Dataset extract
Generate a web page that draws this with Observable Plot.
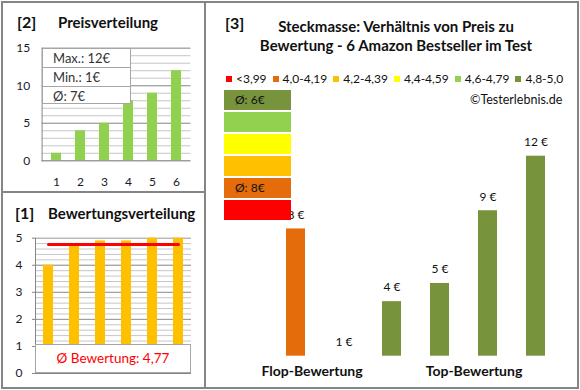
<!DOCTYPE html>
<html><head><meta charset="utf-8">
<script src="https://cdn.jsdelivr.net/npm/d3@7"></script>
<script src="https://cdn.jsdelivr.net/npm/@observablehq/plot@0.6"></script>
<style>
body{margin:0;background:#fff;font-family:Lato,"Open Sans",sans-serif;color:#111}
#root{position:relative;width:580px;height:390px;overflow:hidden;background:#fff}
#root>*{position:absolute}
.t{white-space:nowrap;line-height:1}
.b{font-weight:bold}
</style></head><body><div id="root"></div>
<script>
// ---- data ----
const productIds = ["1", "2", "3", "4", "5", "6"];
const prices = [1, 4, 5, 8, 9, 12];
const ratings = [4.0, 4.8, 4.9, 4.9, 5.0, 5.0];
const comparePrices = [8, 1, 4, 5, 9, 12];
const compareRatings = [4.0, 4.8, 4.9, 4.9, 5.0, 5.0];
const classLabels = ["<3,99", "4,0-4,19", "4,2-4,39", "4,4-4,59", "4,6-4,79", "4,8-5,0"];
const classMins = [0, 4.0, 4.2, 4.4, 4.6, 4.8];
const classColors = ["#FF0000", "#E46C0A", "#FFC000", "#FFFF00", "#92D050", "#77933C"];
const groupLabels = ["Flop-Bewertung", "Top-Bewertung"];

const root = document.getElementById("root");
function el(tag, css, html) {
  const e = document.createElement(tag);
  e.style.cssText = css;
  if (html !== undefined) e.innerHTML = html;
  root.appendChild(e);
  return e;
}
const font = {fontFamily: "Lato, sans-serif", fontSize: "12px", color: "#1a1a2a", background: "transparent", overflow: "visible"};
const classOf = r => { let k = 0; classMins.forEach((m, i) => { if (r >= m) k = i; }); return k; };

// ---- panel [2] Preisverteilung ----
{
  const W = 201, H = 188, L = 38.6, R = 187.4, T = 44.7, B = 157.3;
  const data = productIds.map((id, i) => ({id, price: prices[i]}));
  const p = Plot.plot({
    width: W, height: H, marginLeft: L, marginRight: W - R, marginTop: T, marginBottom: H - B,
    style: font,
    x: {type: "band", domain: productIds, range: [L, R], paddingInner: 0.6, paddingOuter: 0.3},
    y: {domain: [0, 15], range: [B, T]},
    marks: [
      Plot.ruleY(d3.range(0, 16), {stroke: "#c6c6c6"}),
      Plot.ruleY([5, 10, 15], {stroke: "#999"}),
      Plot.barY(data, {x: "id", y: "price", fill: "#92D050"}),
      Plot.ruleY([0], {stroke: "#868686"}),
      Plot.frame({anchor: "left", stroke: "#868686"}),
      Plot.axisX({tickSize: 0, tickPadding: 17, label: null, fontSize: 12}),
      Plot.axisY({ticks: [0, 5, 10, 15], tickFormat: d3.format("d"), tickSize: 0, tickPadding: 12, label: null, fontSize: 12})
    ]
  });
  p.style.left = "3px"; p.style.top = "3px";
  root.appendChild(p);
  el("div", "left:17px;top:12px;font-size:16px;", "<span class='t b'>[2]</span>");
  el("div", "left:58px;top:13px;font-size:15px;", "<span class='t b'>Preisverteilung</span>");
  const stats = [["Max.", d3.max(prices)], ["Min.", d3.min(prices)], ["Ø", Math.round(d3.mean(prices))]];
  el("div", "left:42px;top:48px;width:89px;height:56px;box-sizing:border-box;border:1px solid #a6a6a6;background:#fff;",
    stats.map((s, i) => `<div style="height:${i < 2 ? 18 : 17}px;${i < 2 ? 'border-bottom:1px solid #a6a6a6;' : ''}font-size:13px;line-height:18px;padding-left:10px;color:#333">${s[0]}: ${s[1]}€</div>`).join(""));
}

// ---- panel [1] Bewertungsverteilung ----
{
  const W = 201, H = 193, L = 32, R = 188, T = 43.7, B = 179;
  const data = productIds.map((id, i) => ({id, rating: ratings[i]}));
  const avg = d3.mean(ratings);
  const p = Plot.plot({
    width: W, height: H, marginLeft: L, marginRight: W - R, marginTop: T, marginBottom: H - B,
    style: font,
    x: {type: "band", domain: productIds, range: [L, R], paddingInner: 0.6, paddingOuter: 0.3, axis: null},
    y: {domain: [0, 5], range: [B, T]},
    marks: [
      Plot.ruleY(d3.range(0, 25).map(i => i / 5), {stroke: "#c6c6c6"}),
      Plot.ruleY([1, 2, 3, 4, 5], {stroke: "#999"}),
      Plot.barY(data, {x: "id", y: "rating", fill: "#FFC000"}),
      Plot.line([{id: productIds[0], v: avg}, {id: productIds[productIds.length - 1], v: avg}], {x: "id", y: "v", stroke: "#FF0000", strokeWidth: 3}),
      Plot.ruleY([0], {stroke: "#868686"}),
      Plot.frame({anchor: "left", stroke: "#868686"}),
      Plot.axisY({ticks: [0, 1, 2, 3, 4, 5], tickFormat: d3.format("d"), tickSize: 3, stroke: "#868686", tickPadding: 10, label: null, fontSize: 12})
    ]
  });
  p.style.left = "3px"; p.style.top = "194px";
  root.appendChild(p);
  el("div", "left:15px;top:203px;font-size:16px;", "<span class='t b'>[1]</span>");
  el("div", "left:48px;top:204px;font-size:15px;", "<span class='t b'>Bewertungsverteilung</span>");
  el("div", "left:35px;top:344px;width:156px;height:29px;box-sizing:border-box;border:1px solid #a6a6a6;background:#fff;text-align:center;color:#FF0000;font-size:13.5px;line-height:27px;white-space:nowrap;",
    "Ø Bewertung: " + avg.toFixed(2).replace(".", ","));
}

// ---- panel [3] Preis / Bewertung ----
{
  const W = 372, H = 385, L = 65.5, R = 353.5, B = 352.7, T = 152.7;
  const idx = comparePrices.map((_, i) => i);
  const data = idx.map(i => ({i, price: comparePrices[i], color: classColors[classOf(compareRatings[i])]}));
  const p = Plot.plot({
    width: W, height: H, marginLeft: L, marginRight: W - R, marginTop: 10, marginBottom: H - B,
    style: font,
    x: {type: "band", domain: idx, range: [L, R], paddingInner: 0.6, paddingOuter: 0.3, axis: null},
    y: {domain: [1, 12], range: [B, T], axis: null},
    marks: [
      Plot.barY(data, {x: "i", y1: 1, y2: "price", fill: "color"}),
      Plot.text(data, {x: "i", y: "price", text: d => d.price + " €", dy: -14, fontSize: 12, fill: "#111"})
    ]
  });
  p.style.left = "206px"; p.style.top = "3px";
  root.appendChild(p);
  el("div", "left:225px;top:13px;font-size:16px;", "<span class='t b'>[3]</span>");
  el("div", "left:206px;top:17px;width:380px;text-align:center;font-size:15px;line-height:19px;font-weight:bold;white-space:nowrap;",
    "Steckmasse: Verhältnis von Preis zu<br>Bewertung - 6 Amazon Bestseller im Test");
  el("div", "left:226px;top:72px;display:flex;gap:6px;font-size:12px;line-height:14px;",
    classLabels.map((l, i) => `<span style="display:flex;align-items:center;white-space:nowrap"><span style="display:inline-block;width:6px;height:6px;background:${classColors[i]};margin-right:4px"></span>${l}</span>`).join(""));
  el("div", "left:470px;top:92px;font-size:12.5px;", "<span class='t'>©Testerlebnis.de</span>");
  // class boxes (top = best)
  const order = d3.range(classColors.length).reverse();
  order.forEach((k, j) => {
    const members = comparePrices.filter((_, i) => classOf(compareRatings[i]) === k);
    const txt = members.length ? "Ø: " + Math.round(d3.mean(members)) + "€" : "";
    el("div", `left:224px;top:${90 + 22 * j}px;width:67px;height:20px;background:${classColors[k]};font-size:12px;line-height:20px;padding-left:11px;box-sizing:border-box;`, txt);
  });
  el("div", "left:252px;top:362px;width:120px;text-align:center;font-size:14px;font-weight:bold;white-space:nowrap;", groupLabels[0]);
  el("div", "left:414px;top:362px;width:120px;text-align:center;font-size:14px;font-weight:bold;white-space:nowrap;", groupLabels[1]);
}

// ---- panel borders ----
el("div", "left:1px;top:1px;width:578px;height:388px;box-sizing:border-box;border:2px solid #858585;");
el("div", "left:204px;top:1px;width:2px;height:388px;background:#858585;");
el("div", "left:1px;top:191px;width:204px;height:2px;background:#858585;");
</script></body></html>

What to work on
Repeat the listing above exactly from its first line to the line containing "const classOf = r", both included, and omit the pictures.

Output for this task
Generate a web page that draws this with Observable Plot.
<!DOCTYPE html>
<html><head><meta charset="utf-8">
<script src="https://cdn.jsdelivr.net/npm/d3@7"></script>
<script src="https://cdn.jsdelivr.net/npm/@observablehq/plot@0.6"></script>
<style>
body{margin:0;background:#fff;font-family:Lato,"Open Sans",sans-serif;color:#111}
#root{position:relative;width:580px;height:390px;overflow:hidden;background:#fff}
#root>*{position:absolute}
.t{white-space:nowrap;line-height:1}
.b{font-weight:bold}
</style></head><body><div id="root"></div>
<script>
// ---- data ----
const productIds = ["1", "2", "3", "4", "5", "6"];
const prices = [1, 4, 5, 8, 9, 12];
const ratings = [4.0, 4.8, 4.9, 4.9, 5.0, 5.0];
const comparePrices = [8, 1, 4, 5, 9, 12];
const compareRatings = [4.0, 4.8, 4.9, 4.9, 5.0, 5.0];
const classLabels = ["<3,99", "4,0-4,19", "4,2-4,39", "4,4-4,59", "4,6-4,79", "4,8-5,0"];
const classMins = [0, 4.0, 4.2, 4.4, 4.6, 4.8];
const classColors = ["#FF0000", "#E46C0A", "#FFC000", "#FFFF00", "#92D050", "#77933C"];
const groupLabels = ["Flop-Bewertung", "Top-Bewertung"];

const root = document.getElementById("root");
function el(tag, css, html) {
  const e = document.createElement(tag);
  e.style.cssText = css;
  if (html !== undefined) e.innerHTML = html;
  root.appendChild(e);
  return e;
}
const font = {fontFamily: "Lato, sans-serif", fontSize: "12px", color: "#1a1a2a", background: "transparent", overflow: "visible"};
const classOf = r => { let k = 0; classMins.forEach((m, i) => { if (r >= m) k = i; }); return k; };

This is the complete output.